このMOUに基づく戦略的パートナーシップの第1号案件として、中国浙江省杭州市における住宅開発事業の「杭州臨平」プロジェクトへの出資を完了したと併せて発表した。
杭州周辺地図 ※プレスリリースより
浙江省の省都、杭州市は同省の政治・経済の中心地になっている。
上海市から高速鉄道で1時間弱の距離に位置する。
華東地域の重要拠点として多くの日系企業が進出しているほか、ハイテク産業やソフトウェア産業を中心に経済発展が続き、市民の購買力の伸長が目覚ましいエリアだ。
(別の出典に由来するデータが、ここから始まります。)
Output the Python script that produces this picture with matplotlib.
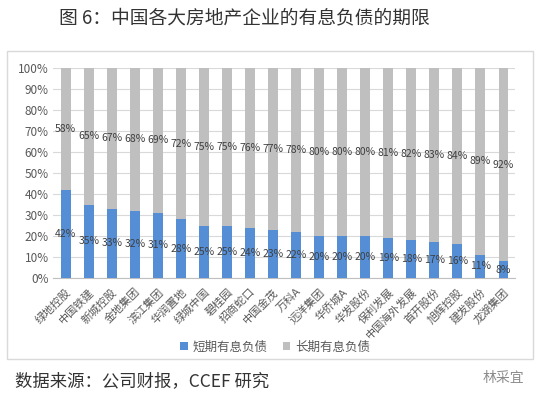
import numpy as np
import matplotlib
matplotlib.use("Agg")
import matplotlib.pyplot as plt
from matplotlib.patches import Rectangle

plt.rcParams['font.family'] = ['Noto Sans CJK SC', 'DejaVu Sans']

firmy = ["绿地控股", "中国铁建", "新城控股", "金地集团", "滨江集团", "华润置地",
         "绿城中国", "碧桂园", "招商蛇口", "中国金茂", "万科A", "远洋集团",
         "华侨城A", "华发股份", "保利发展", "中国海外发展", "首开股份", "旭辉控股",
         "建发股份", "龙湖集团"]
krotkie = [42, 35, 33, 32, 31, 28, 25, 25, 24, 23, 22, 20, 20, 20, 19, 18, 17, 16, 11, 8]
dlugie = [58, 65, 67, 68, 69, 72, 75, 75, 76, 77, 78, 80, 80, 80, 81, 82, 83, 84, 89, 92]
yticks = [0, 10, 20, 30, 40, 50, 60, 70, 80, 90, 100]

niebieski = '#558ED5'
szary = '#BFBFBF'

fig = plt.figure(figsize=(5.41, 3.97), dpi=100)
ax = fig.add_axes([53 / 541, 1 - 278 / 397, 462 / 541, 210 / 397])

x = np.arange(len(firmy))
ax.bar(x, krotkie, width=0.43, color=niebieski, zorder=3, label="短期有息负债")
ax.bar(x, dlugie, bottom=krotkie, width=0.43, color=szary, zorder=3, label="长期有息负债")

# etykiety danych
for i in range(len(firmy)):
    ax.text(x[i], krotkie[i] / 2, f"{krotkie[i]}%", ha='center', va='center',
            fontsize=7.5, color='#404040', zorder=4)
    ax.text(x[i], krotkie[i] + dlugie[i] / 2, f"{dlugie[i]}%", ha='center', va='center',
            fontsize=7.5, color='#404040', zorder=4)

ax.set_xlim(-0.55, 19.5)
ax.set_ylim(0, 100)
ax.set_yticks(yticks)
ax.set_yticklabels([f"{v}%" for v in yticks], fontsize=8.5, color='#595959')
ax.set_xticks(x)
ax.set_xticklabels(firmy, rotation=45, ha='right', va='top', rotation_mode='anchor',
                   fontsize=8, color='#595959')
ax.tick_params(axis='y', length=0, pad=3)
ax.tick_params(axis='x', length=0, pad=6)
ax.yaxis.grid(True, color='#D9D9D9', linewidth=0.8, zorder=0)
for s in ['top', 'right', 'left']:
    ax.spines[s].set_visible(False)
ax.spines['bottom'].set_color('#BFBFBF')

leg = fig.legend(loc='center', bbox_to_anchor=(275 / 541, 1 - 347 / 397), ncol=2,
                 frameon=False, fontsize=9, handlelength=0.6, handleheight=0.6,
                 columnspacing=1.2, handletextpad=0.4)
for t in leg.get_texts():
    t.set_color('#595959')

# ramka wykresu
fig.patches.append(Rectangle((7 / 541, 1 - 359 / 397), 526 / 541, 308 / 397,
                             transform=fig.transFigure, fill=False,
                             edgecolor='#D9D9D9', linewidth=1))

fig.text(59 / 541, 1 - 18 / 397, "图 6：中国各大房地产企业的有息负债的期限",
         fontsize=13.5, color='#333333', ha='left', va='center')
fig.text(15 / 541, 1 - 381 / 397, "数据来源：公司财报，CCEF 研究",
         fontsize=12.5, color='#333333', ha='left', va='center')
fig.text(483 / 541, 1 - 378 / 397, "林采宜", fontsize=10, color='#8C8C8C',
         ha='left', va='center')

fig.savefig("out.png", dpi=100)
また、中国国内屈指の観光地としても有名で、国内外から多くの観光客が訪れている。
今回のプロジェクトは、その杭州市中心部から北東へ約20キロメートル離れた「余杭経済技術開発区(余杭開発区)」内に位置する建物面積約1万1000坪、総戸数約800戸、商業店舗約20区画の案件となる。
竣工は2019年4月を予定している。
この余杭開発区は浙江省唯一のバイオ医薬産業モデル地区であり、多くの有力企業が進出している。
今回のプロジェクトでは、余杭開発区勤務者をメインターゲットとし、他物件との差別化を図った高品位の住宅を供給する計画。
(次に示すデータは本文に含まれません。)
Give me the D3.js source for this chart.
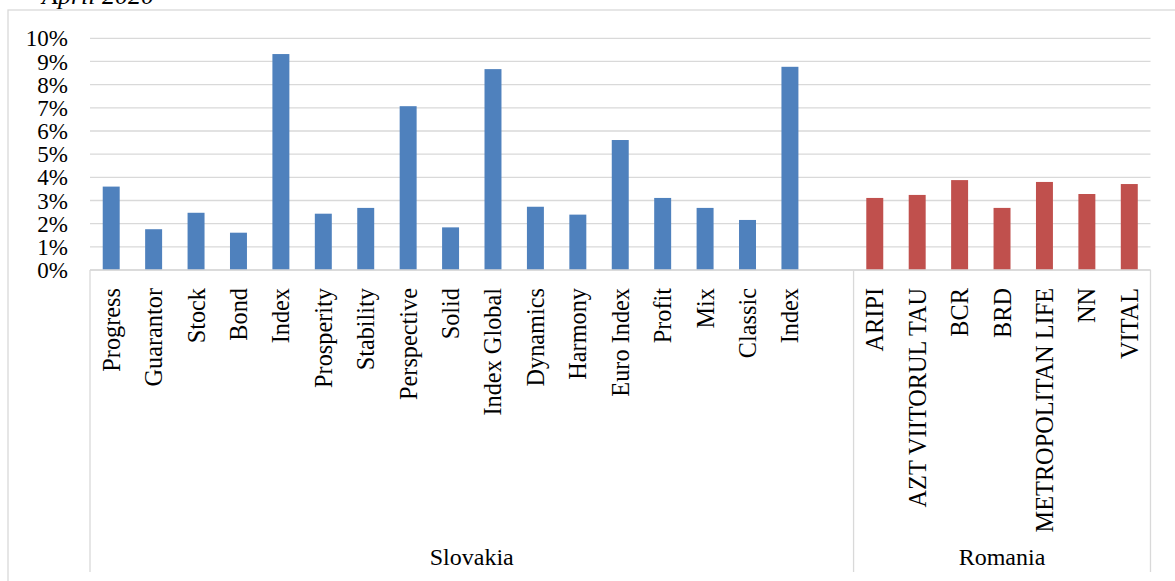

また周辺には、臨平地区北部と杭州市中心部を結ぶ地下鉄9号線の新設計画があり、今後さらなる住宅需要の拡大が見込めるエリアとして注目されている。
今回、同社の現地子会社を通じてMOUを締結した朗詩集団は、上海市・蘇州市・杭州市・南京市・武漢市・成都市・天津市・保定市等の中国の大都市を中心に80案件以上の不動産開発実績がある。
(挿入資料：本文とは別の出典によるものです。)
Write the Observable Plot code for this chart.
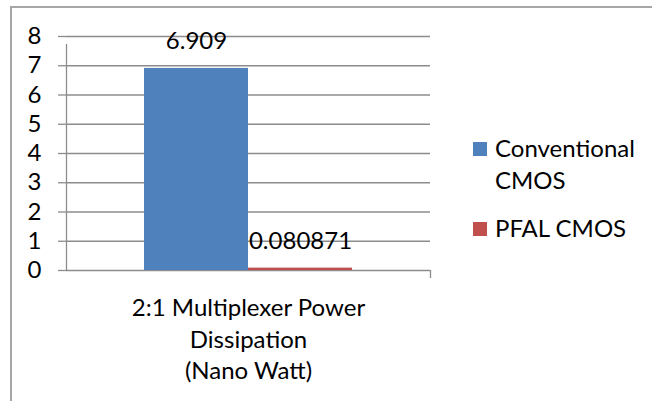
<!DOCTYPE html>
<html>
<head>
<meta charset="utf-8">
<script src="https://cdn.jsdelivr.net/npm/d3@7"></script>
<script src="https://cdn.jsdelivr.net/npm/@observablehq/plot@0.6"></script>
<style>
  html, body { margin: 0; padding: 0; background: #fff; }
  #wrap { position: relative; width: 652px; height: 401px; overflow: hidden; font-family: Lato, "Liberation Sans", sans-serif; }
  #border { position: absolute; left: 10px; top: 6px; right: -10px; bottom: -10px; border-left: 2px solid #a6a6a6; border-top: 2px solid #a6a6a6; }
  #chart { position: absolute; left: 0; top: 0; }
  #legend { position: absolute; left: 473px; top: 132px; font-size: 24px; line-height: 32px; color: #000; }
  .item { display: flex; align-items: flex-start; margin-bottom: 16px; }
  .sw { width: 14px; height: 14px; margin-top: 10px; margin-right: 8px; flex: none; }
  .lab { width: 150px; }
</style>
</head>
<body>
<div id="wrap">
  <div id="border"></div>
  <div id="chart"></div>
  <div id="legend"></div>
</div>
<script>
// ---- data ----
const categories = ["2:1 Multiplexer Power\nDissipation\n(Nano Watt)"];
const series = ["Conventional CMOS", "PFAL CMOS"];
const values = [6.909, 0.080871];
const valueLabels = ["6.909", "0.080871"];
const yTicks = [0, 1, 2, 3, 4, 5, 6, 7, 8];
const colors = ["#4f81bd", "#c0504d"];

const data = series.map((s, i) => ({series: s, value: values[i], label: valueLabels[i]}));

// ---- layout ----
const W = 652, H = 401, mL = 66, mR = 222, mT = 36, mB = 131;
const pad = 0.75; // Excel gap width 150% split on both sides
const step = (W - mL - mR) / (series.length + 2 * pad);
const edge = step / 2 + pad * step;
const gridColor = "#8c8c8c";
const font = "Lato, 'Liberation Sans', sans-serif";

const chart = Plot.plot({
  width: W, height: H,
  marginLeft: mL, marginRight: mR, marginTop: mT, marginBottom: mB,
  style: {fontFamily: font, fontSize: "24px", color: "#000", background: "transparent", overflow: "visible"},
  x: {type: "band", domain: series, paddingInner: 0, paddingOuter: pad, axis: null},
  y: {domain: [yTicks[0], yTicks[yTicks.length - 1]], axis: null},
  color: {domain: series, range: colors},
  marks: [
    Plot.gridY(yTicks, {stroke: gridColor, strokeOpacity: 1, strokeWidth: 1.3}),
    Plot.axisY(yTicks, {tickSize: 8, tickPadding: 17, stroke: gridColor, strokeOpacity: 1, strokeWidth: 1.3, fill: "#000", label: null, fontSize: 24}),
    Plot.barY(data, {x: "series", y: "value", fill: "series"}),
    Plot.ruleX([series[0]], {x: d => d, y1: yTicks[0], y2: yTicks[yTicks.length - 1], dx: -edge, insetBottom: -8, stroke: gridColor, strokeWidth: 1.3}),
    Plot.ruleX([series[series.length - 1]], {x: d => d, y1: yTicks[0], y2: yTicks[0], dx: edge, insetBottom: -8, stroke: gridColor, strokeWidth: 1.3}),
    Plot.text(data, {x: "series", y: "value", text: "label", dy: -19, lineAnchor: "bottom", fill: "#000", fontSize: 24}),
    Plot.text(categories, {frameAnchor: "bottom", text: d => d, lineAnchor: "top", dy: 23, lineHeight: 1.32, fill: "#000", fontSize: 24})
  ]
});
document.getElementById("chart").appendChild(chart);

// ---- legend ----
const legend = document.getElementById("legend");
series.forEach((s, i) => {
  const item = document.createElement("div");
  item.className = "item";
  const sw = document.createElement("div");
  sw.className = "sw";
  sw.style.background = colors[i];
  const lab = document.createElement("div");
  lab.className = "lab";
  lab.textContent = s;
  item.appendChild(sw);
  item.appendChild(lab);
  legend.appendChild(item);
});
</script>
</body>
</html>
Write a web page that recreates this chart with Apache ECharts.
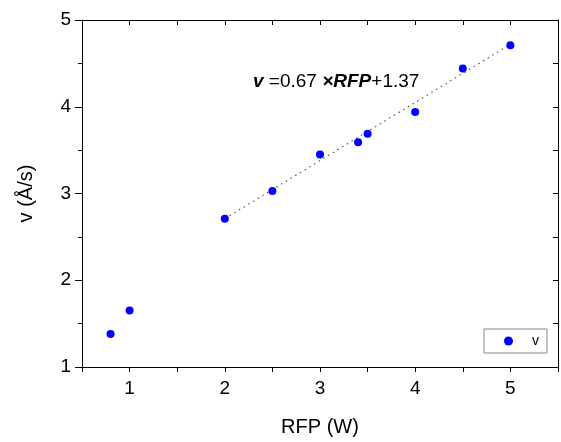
<!DOCTYPE html>
<html>
<head>
<meta charset="utf-8">
<script src="https://cdn.jsdelivr.net/npm/echarts@6/dist/echarts.min.js"></script>
<style>html,body{margin:0;padding:0;background:#fff;}#c{width:561px;height:442px;}</style>
</head>
<body>
<div id="c"></div>
<script>
var rfp = [0.8, 1.0, 2.0, 2.5, 3.0, 3.4, 3.5, 4.0, 4.5, 5.0];
var vRate = [1.38, 1.65, 2.71, 3.03, 3.45, 3.59, 3.69, 3.94, 4.44, 4.71];
var fitX = [2.0, 5.0];
var fitY = [2.71, 4.72];
var xTicks = [1, 2, 3, 4, 5];
var yTicks = [1, 2, 3, 4, 5];
var seriesName = 'v';

var chart = echarts.init(document.getElementById('c'), null, {renderer: 'canvas'});
var font = 'Liberation Sans, Arial, sans-serif';
var axBase = {
  axisLine: {show: true, lineStyle: {color: '#000', width: 1}},
  splitLine: {show: false}
};
chart.setOption({
  animation: false,
  backgroundColor: '#fff',
  grid: {left: 82, right: 1, top: 20, bottom: 72, containLabel: false},
  legend: {
    data: [{name: seriesName, icon: 'circle'}],
    right: 14, top: 329,
    itemWidth: 9, itemHeight: 9, itemGap: 0,
    padding: [5, 8, 5, 20],
    borderColor: '#888', borderWidth: 1,
    textStyle: {fontFamily: font, fontSize: 14, color: '#000', padding: [0, 0, 0, 14]}
  },
  xAxis: [
    Object.assign({}, axBase, {
      type: 'value', min: 0.5, max: 5.5, interval: 0.5,
      name: 'RFP (W)', nameLocation: 'middle', nameGap: 50,
      nameTextStyle: {fontFamily: font, fontSize: 20, color: '#000'},
      axisTick: {show: true, inside: false, length: 5, lineStyle: {color: '#000'}},
      axisLabel: {fontFamily: font, fontSize: 19, color: '#000', margin: 12,
        formatter: function (v) { return xTicks.indexOf(v) >= 0 ? String(v) : ''; }}
    }),
    Object.assign({}, axBase, {
      type: 'value', min: 0.5, max: 5.5, interval: 0.5, position: 'top',
      axisTick: {show: true, inside: true, length: 5, lineStyle: {color: '#000'}},
      axisLabel: {show: false}
    })
  ],
  yAxis: [
    Object.assign({}, axBase, {
      type: 'value', min: 1, max: 5, interval: 1,
      name: 'v (Å/s)', nameLocation: 'middle', nameGap: 46,
      nameTextStyle: {fontFamily: font, fontSize: 20, color: '#000'},
      axisTick: {show: true, inside: false, length: 7, lineStyle: {color: '#000'}},
      minorTick: {show: true, splitNumber: 2, length: 4, lineStyle: {color: '#000'}},
      axisLabel: {fontFamily: font, fontSize: 19, color: '#000', margin: 11,
        formatter: function (v) { return yTicks.indexOf(v) >= 0 ? String(v) : ''; }}
    }),
    Object.assign({}, axBase, {
      type: 'value', min: 1, max: 5, interval: 0.5, position: 'right',
      axisTick: {show: true, inside: true, length: 5, lineStyle: {color: '#000'}},
      axisLabel: {show: false}
    })
  ],
  series: [
    {
      name: 'fit', type: 'line', xAxisIndex: 0, yAxisIndex: 0,
      data: fitX.map(function (x, i) { return [x, fitY[i]]; }),
      symbol: 'none', silent: true,
      lineStyle: {color: '#555', width: 1.2, type: [1.5, 4]},
      z: 1
    },
    {
      name: seriesName, type: 'scatter', xAxisIndex: 0, yAxisIndex: 0,
      data: rfp.map(function (x, i) { return [x, vRate[i]]; }),
      symbol: 'circle', symbolSize: 8,
      itemStyle: {color: '#0000ff', opacity: 1},
      z: 3
    }
  ],
  graphic: [{
    type: 'text', left: 253, top: 72,
    style: {
      text: '{b|v} =0.67 {b|×}{b|RFP}+1.37',
      rich: {
        b: {fontFamily: font, fontSize: 19, fontWeight: 'bold', fontStyle: 'italic', fill: '#000'}
      },
      font: '19px ' + font, fill: '#000'
    }
  }]
});
</script>
</body>
</html>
中国人消費者の環境・健康意識の高まりにいち早く注目し、商品開発を進めてきた朗詩集団が分譲する住宅には、空気清浄・温湿度を集中管理する独自の設備が導入されており、中国における環境・健康配慮型住宅開発の先駆者として消費者から信頼を得ているという。
今回の締結は、同社が日本国内で展開するマンションブランド「CLASSY HOUSE(クラッシィハウス)」で培ったノウハウが朗詩集団に評価されたことが大きい。また両社間には、ものづくりに対するこだわりや中国国内でのエリア戦略に共通性があったことも締結に至った要因といえる。
今回の共同プロジェクトにおいて、同社の住宅開発技術や現場施工管理方式を導入することを通じて、事業のバリューアップを図るとともに、朗詩集団とのパートナーシップ強化に努めていくとしている。
また同社では、上海市・蘇州市で住宅開発事業の実績があり、今後も住宅政策やマーケット動向を慎重に見極めながら、中国の消費者の皆様の住環境向上に寄与すべく、中国での不動産事業をさらに強化・拡大していきたい、としている。